IGAE Surprises on the Upside in August Thanks to Agricultural Boost, but Slowdown Persists

Mexico’s economic activity registered a monthly rebound of 0.6% in August (seasonally adjusted), marking a turnaround from July’s contraction and coming in well above both the preliminary estimate by INEGI (0.1%) and the market consensus. The gain was strongly supported by a jump in the agricultural sector, while on an annual basis, the IGAE still posted a decline of 0.9%, signaling that the slowdown is not yet behind us.
Official data show agriculture grew by 14.5% compared to July—a surge that tends to be volatile due to seasonal and weather-related factors, so analysts anticipate a normalization in the coming months. In contrast, the industrial components remain weak: industrial output posted its third consecutive monthly decline in August, dragged down by construction and mining; manufacturing has moved in a mixed fashion, shaped by US demand and internal bottlenecks.
In the tertiary sector, services continue to show resilience, supported by rising real labor income, expanding credit, and remittances that remain at historically high levels. However, business confidence is still subdued, given regulatory uncertainty in key industries—such as energy and logistics—and external conditions.

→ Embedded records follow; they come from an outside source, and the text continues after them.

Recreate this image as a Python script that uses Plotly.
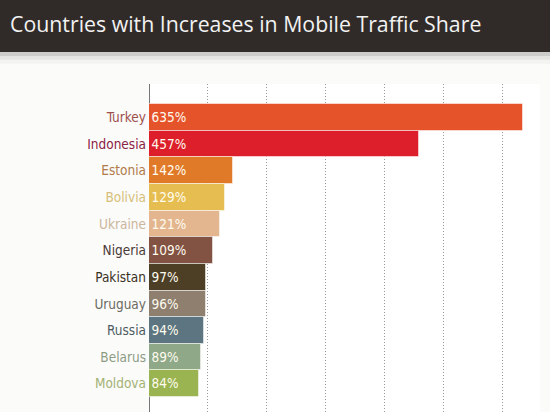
import plotly.graph_objects as go

countries = ["Turkey", "Indonesia", "Estonia", "Bolivia", "Ukraine", "Nigeria",
             "Pakistan", "Uruguay", "Russia", "Belarus", "Moldova"]
increase_pct = [635, 457, 142, 129, 121, 109, 97, 96, 94, 89, 84]
bar_colors = ["#e5532a", "#dd1f2b", "#e07a28", "#e6bd50", "#e3b690", "#825243",
              "#4d3f26", "#8e7f6f", "#5c7580", "#8ea888", "#9ab452"]
label_colors = ["#9e4f4c", "#8b2246", "#b07a4a", "#d6bf78", "#ccb69c", "#4a3a38",
                "#3a3124", "#6b6a62", "#4c5b62", "#8d9c84", "#a3b274"]
grid_ticks = [100, 200, 300, 400, 500, 600]

narrow = "DejaVu Sans Condensed, Liberation Sans Narrow, sans-serif"
positions = list(range(len(countries)))
tick_text = [f"<span style='color:{c}'>{n}</span>" for n, c in zip(countries, label_colors)]

fig = go.Figure()
fig.add_trace(
    go.Bar(
        x=increase_pct,
        y=positions,
        orientation="h",
        marker={"color": bar_colors, "line": {"color": "rgba(255,255,255,0.5)", "width": 1}},
        text=[f"{v}%" for v in increase_pct],
        textposition="inside",
        insidetextanchor="start",
        textfont={"family": narrow, "size": 13.5, "color": "#fffbee"},
        hoverinfo="skip",
    )
)

# dark title band and its soft shadow
fig.add_shape(type="rect", xref="paper", yref="paper", x0=-0.5, x1=1.2, y0=1.0976, y1=1.5,
              fillcolor="#302b28", line={"width": 0}, layer="below")
for i, alpha in enumerate([0.10, 0.06, 0.03]):
    fig.add_shape(type="rect", xref="paper", yref="paper", x0=-0.5, x1=1.2,
                  y0=1.0976 - 0.012 * (i + 1), y1=1.0976,
                  fillcolor=f"rgba(0,0,0,{alpha})", line={"width": 0}, layer="below")
fig.add_annotation(
    text="Countries with Increases in Mobile Traffic Share",
    xref="paper", yref="paper", x=-0.36, y=1.185,
    xanchor="left", yanchor="middle", showarrow=False,
    font={"family": "Open Sans, sans-serif", "size": 21.3, "color": "#f2f2f2"},
)

fig.update_layout(
    width=550,
    height=412,
    margin={"l": 149, "r": 10, "t": 84, "b": 0},
    paper_bgcolor="#fbfbfa",
    plot_bgcolor="#ffffff",
    showlegend=False,
    bargap=0.0,
    xaxis={
        "range": [0, 663],
        "tickvals": grid_ticks,
        "showticklabels": False,
        "showgrid": True,
        "gridcolor": "#999999",
        "griddash": "1px,2px",
        "gridwidth": 1,
        "zeroline": True,
        "zerolinecolor": "#777777",
        "zerolinewidth": 1,
        "fixedrange": True,
    },
    yaxis={
        "range": [11.06, -1.25],
        "tickvals": positions,
        "ticktext": tick_text,
        "tickfont": {"family": narrow, "size": 13.5},
        "showgrid": False,
        "zeroline": False,
        "ticks": "",
        "ticklabelstandoff": 2,
        "fixedrange": True,
    },
)

fig.write_html("out.html", config={"displayModeBar": False},
               post_script="document.body.style.margin='0';")
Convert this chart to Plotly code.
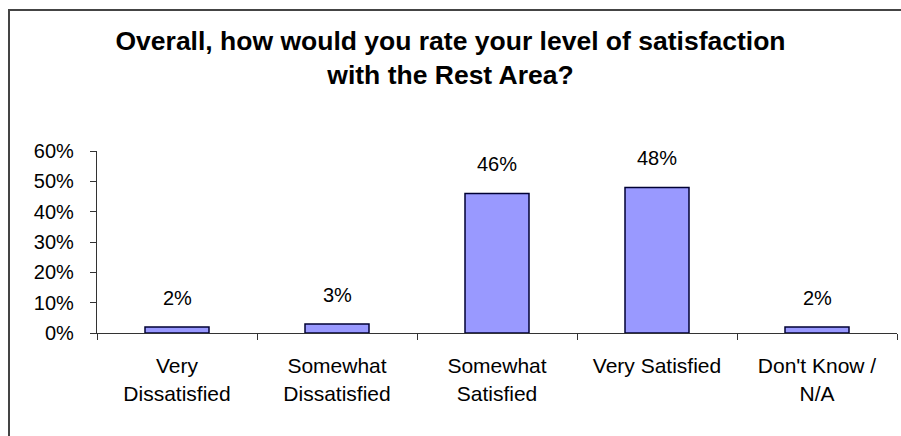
import plotly.graph_objects as go

categories = ["Very<br>Dissatisfied", "Somewhat<br>Dissatisfied", "Somewhat<br>Satisfied",
              "Very Satisfied", "Don't Know /<br>N/A"]
values = [2, 3, 46, 48, 2]
value_labels = ["2%", "3%", "46%", "48%", "2%"]
y_ticks = [0, 10, 20, 30, 40, 50, 60]
y_tick_labels = ["0%", "10%", "20%", "30%", "40%", "50%", "60%"]

FONT = "Liberation Sans, Arial"
PLOT_TOP, PLOT_BOT = 151, 333
PLOT_H = PLOT_BOT - PLOT_TOP
PLOT_L, PLOT_R = 97, 897
PLOT_W = PLOT_R - PLOT_L

fig = go.Figure()
fig.add_trace(go.Bar(
    x=categories, y=values,
    marker=dict(color="#9999FF", line=dict(color="#000033", width=1.5)),
    width=0.4,
))
for c, v, t in zip(categories, values, value_labels):
    fig.add_annotation(x=c, y=v, text=t, showarrow=False, yanchor="bottom", yshift=16,
                       font=dict(family=FONT, size=20, color="#000"))

# outer chart border (left and top edges visible)
fig.add_shape(type="rect", xref="paper", yref="paper",
              x0=(9 - PLOT_L) / PLOT_W, x1=(905 - PLOT_L) / PLOT_W,
              y0=(PLOT_BOT - 10) / PLOT_H, y1=(PLOT_BOT - 440) / PLOT_H,
              line=dict(color="#444", width=2), fillcolor="rgba(0,0,0,0)", layer="below")

fig.update_layout(
    width=901, height=436,
    margin=dict(l=PLOT_L, r=901 - PLOT_R, t=PLOT_TOP, b=436 - PLOT_BOT, autoexpand=False),
    paper_bgcolor="white", plot_bgcolor="white",
    showlegend=False,
    title=dict(text="Overall, how would you rate your level of satisfaction<br>with the Rest Area?",
               x=0.5, xanchor="center", y=1 - 50 / 436, yanchor="top",
               font=dict(family=FONT, size=26.5, color="#000", weight="bold")),
)
fig.update_xaxes(showline=True, linecolor="#333", linewidth=1.2, ticks="outside", ticklen=6,
                 tickcolor="#333", tickson="boundaries", showgrid=False, automargin=False,
                 ticklabelstandoff=14,
                 tickfont=dict(family=FONT, size=21, color="#000"))
fig.update_yaxes(range=[0, 60], tickvals=y_ticks, ticktext=y_tick_labels, showline=True,
                 linecolor="#333", linewidth=1.2, ticks="outside", ticklen=6, tickcolor="#333",
                 showgrid=False, zeroline=False, automargin=False, ticklabelstandoff=12,
                 tickfont=dict(family=FONT, size=20, color="#000"))

fig.write_html("out.html", config={"displayModeBar": False},
               post_script="document.body.style.margin='0';document.body.style.overflow='hidden';")
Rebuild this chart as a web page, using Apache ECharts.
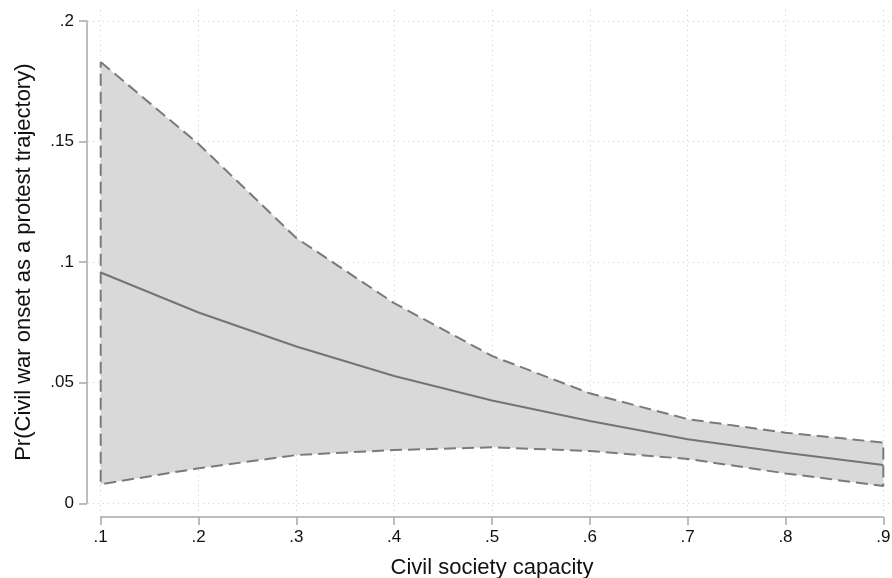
<!DOCTYPE html>
<html>
<head>
<meta charset="utf-8">
<script src="https://cdn.jsdelivr.net/npm/echarts@6/dist/echarts.min.js"></script>
<style>
html,body{margin:0;padding:0;background:#fff;}
#chart{width:892px;height:578px;}
</style>
</head>
<body>
<div id="chart"></div>
<script>
// Data
const xValues = [0.1, 0.2, 0.3, 0.4, 0.5, 0.6, 0.7, 0.8, 0.9];
const predicted = [0.0957, 0.0791, 0.0650, 0.0528, 0.0426, 0.0341, 0.0266, 0.0210, 0.0159];
const upperCI = [0.183, 0.1490, 0.1100, 0.0830, 0.0611, 0.0456, 0.0349, 0.0293, 0.0252];
const lowerCI = [0.0079, 0.0145, 0.0200, 0.0221, 0.0232, 0.0217, 0.0184, 0.0124, 0.0072];
const xTicks = [0.1, 0.2, 0.3, 0.4, 0.5, 0.6, 0.7, 0.8, 0.9];
const yTicks = [0, 0.05, 0.1, 0.15, 0.2];
const xTitle = 'Civil society capacity';
const yTitle = 'Pr(Civil war onset as a protest trajectory)';

function fmt(v) {
  if (v === 0) return '0';
  let s = String(+v.toFixed(4));
  return s.replace(/^0\./, '.');
}

const predData = xValues.map((x, i) => [x, predicted[i]]);
const outline = [];
xValues.forEach((x, i) => outline.push([x, upperCI[i]]));
for (let i = xValues.length - 1; i >= 0; i--) outline.push([xValues[i], lowerCI[i]]);
outline.push([xValues[0], upperCI[0]]);

const font = 'Liberation Sans, Arial, Helvetica, sans-serif';
const chart = echarts.init(document.getElementById('chart'), null, {renderer: 'canvas'});
const gridLine = {show: true, lineStyle: {color: '#cfcfcf', width: 1, type: [1, 4]}};

chart.setOption({
  animation: false,
  backgroundColor: '#ffffff',
  grid: [
    {left: 100.7, right: 8.7, top: 21, bottom: 74.7, outerBoundsMode: 'none', containLabel: false},
    {left: 88, right: 2, top: 10, bottom: 67, outerBoundsMode: 'none', containLabel: false}
  ],
  xAxis: [
    {
      type: 'value', gridIndex: 0, min: 0.1, max: 0.9, interval: 0.1,
      offset: 13.7,
      axisLine: {show: true, onZero: false, lineStyle: {color: '#a8a8a8', width: 1.5}},
      axisTick: {show: true, length: 8, lineStyle: {color: '#a8a8a8', width: 1.5}, customValues: xTicks},
      axisLabel: {customValues: xTicks, formatter: fmt, color: '#111', fontFamily: font, fontSize: 17, margin: 12},
      splitLine: {show: false},
      name: xTitle, nameLocation: 'middle', nameGap: 40,
      nameTextStyle: {color: '#111', fontFamily: font, fontSize: 22}
    },
    {
      type: 'value', gridIndex: 1, min: 0.08702, max: 0.90685,
      axisLine: {show: false}, axisTick: {show: false, customValues: xTicks},
      axisLabel: {show: false, customValues: xTicks},
      splitLine: gridLine
    }
  ],
  yAxis: [
    {
      type: 'value', gridIndex: 0, min: 0, max: 0.2, interval: 0.05,
      offset: 13.7,
      axisLine: {show: true, onZero: false, lineStyle: {color: '#a8a8a8', width: 1.5}},
      axisTick: {show: true, length: 8, lineStyle: {color: '#a8a8a8', width: 1.5}, customValues: yTicks},
      axisLabel: {customValues: yTicks, formatter: fmt, color: '#111', fontFamily: font, fontSize: 17, margin: 13},
      splitLine: {show: false},
      name: yTitle, nameLocation: 'middle', nameGap: 52, nameRotate: 90,
      nameTextStyle: {color: '#111', fontFamily: font, fontSize: 22}
    },
    {
      type: 'value', gridIndex: 1, min: -0.00319, max: 0.20456,
      axisLine: {show: false}, axisTick: {show: false, customValues: yTicks},
      axisLabel: {show: false, customValues: yTicks},
      splitLine: gridLine
    }
  ],
  series: [
    {
      type: 'line', xAxisIndex: 1, yAxisIndex: 1, data: [], silent: true
    },
    {
      name: 'ci band', type: 'custom', silent: true, clip: false,
      data: [[xValues[0], upperCI[0]]],
      renderItem: function (params, api) {
        const pts = outline.map(p => api.coord(p));
        return {
          type: 'polygon',
          shape: {points: pts},
          style: {fill: '#d9d9d9', stroke: null}
        };
      }
    },
    {
      name: 'ci outline', type: 'line', data: outline, symbol: 'none',
      lineStyle: {color: '#7a7a7a', width: 2, type: [12, 6]}, silent: true
    },
    {
      name: 'predicted', type: 'line', data: predData, symbol: 'none',
      lineStyle: {color: '#747474', width: 2}, silent: true
    }
  ]
});
</script>
</body>
</html>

The upcoming USMCA review in 2026 and periodic episodes of trade tension with the United States further complicate investment decision-making.
On the fiscal policy front, after a year of increased spending, a reduced impulse is expected in 2025 as public finances consolidate, which could moderate aggregate demand. At the same time, inflation is following a gradual disinflationary path, though services continue to face price pressures, keeping Mexico’s central bank in a cautious stance: the institution has emphasized that any further rate adjustments will depend on a sustained convergence of inflation towards its target—a balance that also influences credit and the exchange rate.
The investment dynamic driven by nearshoring continues to be a key structural support, with new announcements in northern and Bajío states. However, realizing its full potential requires resolving infrastructure bottlenecks—electric capacity, water, transportation, and permitting—and strengthening legal certainty. Progress on these fronts could raise the country’s potential growth and expand productive linkages to SMEs and local economies.
Looking ahead, the baseline scenario points to moderate growth: the domestic market is expected to remain supported by employment, wages, and remittances, while the external sector will depend on the US industrial cycle. Key risks include a sharper slowdown in the United States, climate shocks impacting agriculture, and supply constraints in the energy sector. On the margin, tourism and preparations for the 2026 World Cup could provide a limited boost to services and construction, as long as private investment keeps pace.
In summary, August’s IGAE rebound is good news, but does not dispel cooling signals. The strength of consumption, credit, and remittances contrasts with industrial weakness and waning fiscal traction. Consolidating disinflation, ensuring regulatory certainty, and speeding up infrastructure projects will be crucial for making this rebound sustainable and translating it into higher investment and productivity.